Plotting code records
* * *

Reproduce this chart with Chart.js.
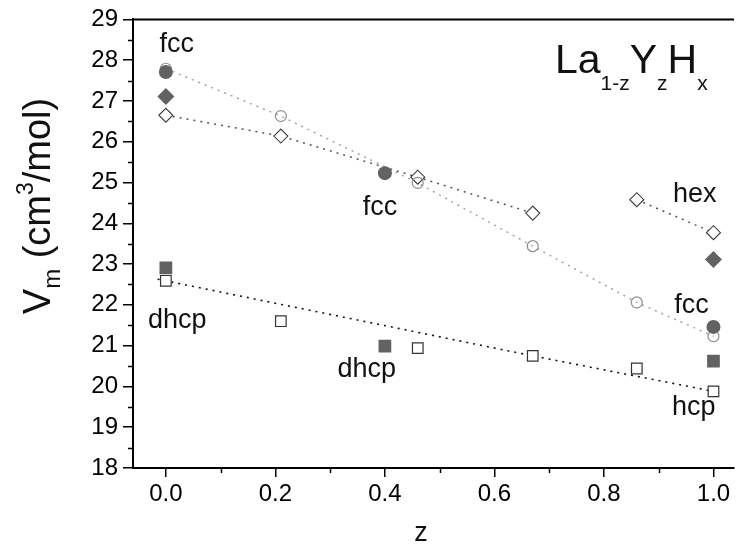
<!DOCTYPE html>
<html>
<head>
<meta charset="utf-8">
<script src="https://cdn.jsdelivr.net/npm/chart.js@4/dist/chart.umd.min.js"></script>
<style>
  body { margin: 0; background: #fff; }
  #wrap { width: 743px; height: 549px; }
</style>
</head>
<body>
<div id="wrap"><canvas id="vmChart" width="743" height="549"></canvas></div>
<script>
//molar volume of La(1-z)Y(z)Hx against z
//filled symbols - measured values
const fccZ = [0, 0.4, 1.0];
const fccV = [27.71, 25.23, 21.46];
const hexZ = [0, 1.0];
const hexV = [27.11, 23.11];
const dhcpZ = [0, 0.4, 1.0];
const dhcpV = [22.91, 20.99, 20.62];

//open symbols - the interpolated series
const openCircZ = [0, 0.21, 0.46, 0.67, 0.86, 1.0];
const openCircV = [27.79, 26.63, 24.99, 23.44, 22.06, 21.23];
const openDiaZ = [0, 0.21, 0.46, 0.67, 0.86, 1.0];
const openDiaV = [26.65, 26.14, 25.13, 24.25, 24.58, 23.77];
const openSqZ = [0, 0.21, 0.46, 0.67, 0.86, 1.0];
const openSqV = [22.59, 21.60, 20.94, 20.75, 20.44, 19.88];

//dotted guide lines (null breaks the diamond line in two)
const circLineZ = [0, 0.21, 0.46, 0.67, 0.86, 1.0];
const circLineV = [27.79, 26.63, 24.99, 23.44, 22.06, 21.23];
const diaLineZ = [0, 0.21, 0.46, 0.67, 0.76, 0.86, 1.0];
const diaLineV = [26.65, 26.14, 25.13, 24.25, null, 24.58, 23.77];
const sqLineZ = [-0.015, 0.67, 1.0];
const sqLineV = [22.63, 20.75, 19.88];

//axis ticks
const xTicks = [0, 0.2, 0.4, 0.6, 0.8, 1.0];
const xMinor = [0.1, 0.3, 0.5, 0.7, 0.9];
const yTicks = [18, 19, 20, 21, 22, 23, 24, 25, 26, 27, 28, 29];
const yMinor = [18.5, 19.5, 20.5, 21.5, 22.5, 23.5, 24.5, 25.5, 26.5, 27.5, 28.5];

//phase labels placed in data coordinates (centre x, baseline y)
const phaseText = ["fcc", "fcc", "hex", "fcc", "hcp", "dhcp", "dhcp"];
const phaseZ = [0.02, 0.391, 0.966, 0.96, 0.964, 0.021, 0.367];
const phaseV = [28.20, 24.20, 24.52, 21.79, 19.30, 21.44, 20.23];

const FONT = "'Liberation Sans', Arial, Helvetica, sans-serif";
const FILL = "#626262";

function toPoints(xs, ys) {
    return xs.map((x, i) => ({ x: x, y: ys[i] }));
}

//draws a string made of pieces with their own size and vertical shift
function drawPieces(ctx, pieces, x, y, centred) {
    let total = 0;
    pieces.forEach(p => {
        ctx.font = p.size + "px " + FONT;
        p.w = ctx.measureText(p.t).width;
        total += p.w;
    });
    let cx = centred ? x - total / 2 : x;
    ctx.textAlign = "left";
    ctx.textBaseline = "alphabetic";
    pieces.forEach(p => {
        ctx.font = p.size + "px " + FONT;
        ctx.fillText(p.t, cx, y + (p.dy || 0));
        cx += p.w;
    });
}

const extras = {
    id: "extras",
    afterDraw(chart) {
        const ctx = chart.ctx;
        const area = chart.chartArea;
        const xs = chart.scales.x, ys = chart.scales.y;
        ctx.save();
        ctx.strokeStyle = "#000";
        //top frame line
        ctx.lineWidth = 2;
        ctx.beginPath();
        ctx.moveTo(area.left - 1, area.top);
        ctx.lineTo(area.right, area.top);
        ctx.stroke();
        //minor ticks
        ctx.lineWidth = 1.5;
        ctx.beginPath();
        xMinor.forEach(v => {
            const px = Math.round(xs.getPixelForValue(v)) + 0.5;
            ctx.moveTo(px, area.bottom);
            ctx.lineTo(px, area.bottom + 5);
        });
        yMinor.forEach(v => {
            const py = Math.round(ys.getPixelForValue(v)) + 0.5;
            ctx.moveTo(area.left, py);
            ctx.lineTo(area.left - 5, py);
        });
        ctx.stroke();

        ctx.fillStyle = "#111";
        //phase labels
        ctx.font = "27px " + FONT;
        ctx.textAlign = "center";
        ctx.textBaseline = "alphabetic";
        phaseText.forEach((t, i) => {
            ctx.fillText(t, xs.getPixelForValue(phaseZ[i]), ys.getPixelForValue(phaseV[i]));
        });

        //formula in the top right corner
        drawPieces(ctx, [
            { t: "La", size: 41 },
            { t: "1-z", size: 21, dy: 17 },
            { t: "Y", size: 41 },
            { t: "z", size: 21, dy: 17 },
            { t: "H", size: 41 },
            { t: "x", size: 21, dy: 17 }
        ], 555, 73, false);

        //x axis title
        ctx.font = "27px " + FONT;
        ctx.textAlign = "center";
        ctx.fillText("z", 421, 541);

        //y axis title, rotated
        ctx.translate(50, 206);
        ctx.rotate(-Math.PI / 2);
        drawPieces(ctx, [
            { t: "V", size: 38 },
            { t: "m", size: 24, dy: 10 },
            { t: " (cm", size: 38 },
            { t: "3", size: 23, dy: -17 },
            { t: "/mol)", size: 38 }
        ], 0, 0, true);
        ctx.restore();
    }
};

const ctx = document.getElementById("vmChart").getContext("2d");
new Chart(ctx, {
    type: "scatter",
    data: {
        datasets: [
            {
                data: toPoints(fccZ, fccV),
                pointStyle: "circle", pointRadius: 7,
                backgroundColor: FILL, borderColor: FILL, borderWidth: 0
            },
            {
                data: toPoints(hexZ, hexV),
                pointStyle: "rectRot", pointRadius: 8.5,
                backgroundColor: FILL, borderColor: FILL, borderWidth: 0
            },
            {
                data: toPoints(dhcpZ, dhcpV),
                pointStyle: "rect", pointRadius: 9,
                backgroundColor: FILL, borderColor: FILL, borderWidth: 0
            },
            {
                data: toPoints(openCircZ, openCircV),
                pointStyle: "circle", pointRadius: 5.5,
                backgroundColor: "rgba(255,255,255,0)", borderColor: "#8e8e8e", borderWidth: 1.2
            },
            {
                data: toPoints(openDiaZ, openDiaV),
                pointStyle: "rectRot", pointRadius: 7,
                backgroundColor: "#fff", borderColor: "#3c3c3c", borderWidth: 1.1
            },
            {
                data: toPoints(openSqZ, openSqV),
                pointStyle: "rect", pointRadius: 7.5,
                backgroundColor: "#fff", borderColor: "#333", borderWidth: 1.2
            },
            {
                data: toPoints(circLineZ, circLineV),
                showLine: true, pointRadius: 0, borderColor: "#a4a4a4",
                borderWidth: 1.5, borderDash: [2, 5]
            },
            {
                data: toPoints(diaLineZ, diaLineV),
                showLine: true, spanGaps: false, pointRadius: 0, borderColor: "#555",
                borderWidth: 1.5, borderDash: [2, 5]
            },
            {
                data: toPoints(sqLineZ, sqLineV),
                showLine: true, pointRadius: 0, borderColor: "#111",
                borderWidth: 1.6, borderDash: [2, 5]
            }
        ]
    },
    options: {
        responsive: false,
        animation: false,
        layout: { padding: { top: 19, right: 0, left: 0, bottom: 0 } },
        plugins: {
            legend: { display: false },
            tooltip: { enabled: false }
        },
        scales: {
            x: {
                type: "linear",
                min: -0.06,
                max: 1.0375,
                afterFit: (s) => { s.height = 81; },
                afterBuildTicks: (s) => { s.ticks = xTicks.map(v => ({ value: v })); },
                ticks: {
                    callback: (v) => Number(v).toFixed(1),
                    font: { family: FONT, size: 24 },
                    color: "#000",
                    padding: 3,
                    maxRotation: 0,
                    autoSkip: false
                },
                grid: { drawOnChartArea: false, tickLength: 9, color: "#000", lineWidth: 1.5 },
                border: { color: "#000", width: 2 }
            },
            y: {
                type: "linear",
                min: 18,
                max: 29,
                afterFit: (s) => { s.width = 133; },
                afterBuildTicks: (s) => { s.ticks = yTicks.map(v => ({ value: v })); },
                ticks: {
                    font: { family: FONT, size: 24 },
                    color: "#000",
                    padding: 5,
                    autoSkip: false
                },
                grid: { drawOnChartArea: false, tickLength: 10, color: "#000", lineWidth: 1.5 },
                border: { color: "#000", width: 2 }
            }
        }
    },
    plugins: [extras]
});
</script>
</body>
</html>
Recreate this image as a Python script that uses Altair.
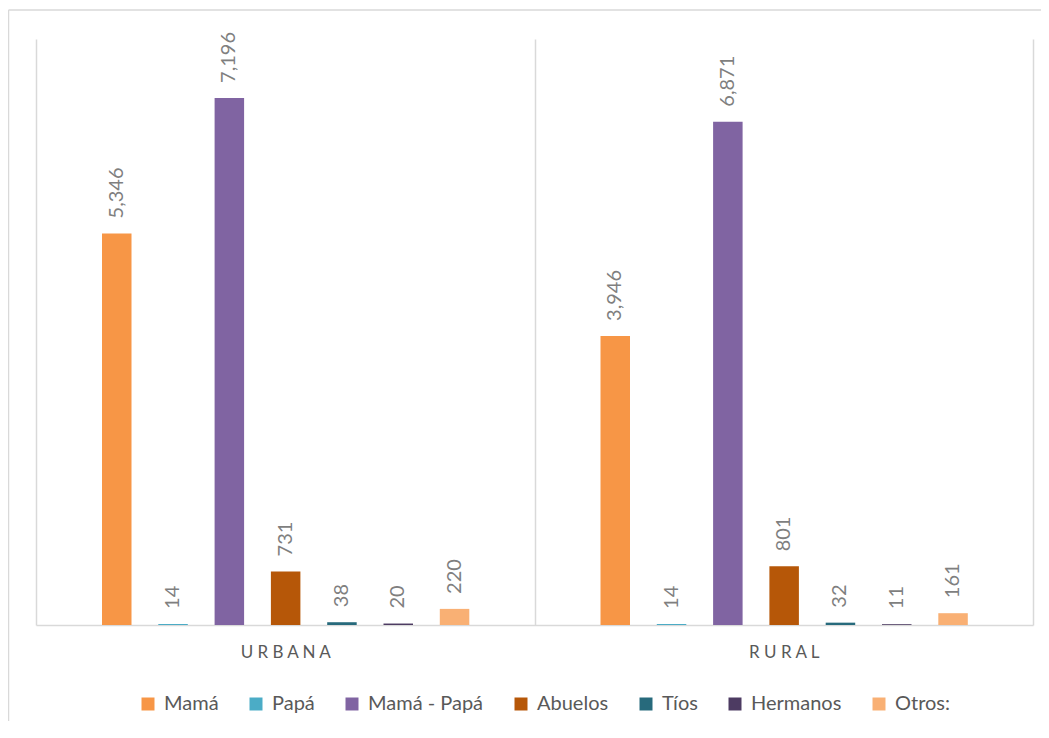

* * *

TASK DESCRIPTION => From the opening line of the entries above to the line containing "const openSqV = [22.59, 21.60, 20.94, 20.75, 20.44, 19.88];", please transcribe each line exactly, skipping every picture.

FULL ANSWER =>
Reproduce this chart with Chart.js.
<!DOCTYPE html>
<html>
<head>
<meta charset="utf-8">
<script src="https://cdn.jsdelivr.net/npm/chart.js@4/dist/chart.umd.min.js"></script>
<style>
  body { margin: 0; background: #fff; }
  #wrap { width: 743px; height: 549px; }
</style>
</head>
<body>
<div id="wrap"><canvas id="vmChart" width="743" height="549"></canvas></div>
<script>
//molar volume of La(1-z)Y(z)Hx against z
//filled symbols - measured values
const fccZ = [0, 0.4, 1.0];
const fccV = [27.71, 25.23, 21.46];
const hexZ = [0, 1.0];
const hexV = [27.11, 23.11];
const dhcpZ = [0, 0.4, 1.0];
const dhcpV = [22.91, 20.99, 20.62];

//open symbols - the interpolated series
const openCircZ = [0, 0.21, 0.46, 0.67, 0.86, 1.0];
const openCircV = [27.79, 26.63, 24.99, 23.44, 22.06, 21.23];
const openDiaZ = [0, 0.21, 0.46, 0.67, 0.86, 1.0];
const openDiaV = [26.65, 26.14, 25.13, 24.25, 24.58, 23.77];
const openSqZ = [0, 0.21, 0.46, 0.67, 0.86, 1.0];
const openSqV = [22.59, 21.60, 20.94, 20.75, 20.44, 19.88];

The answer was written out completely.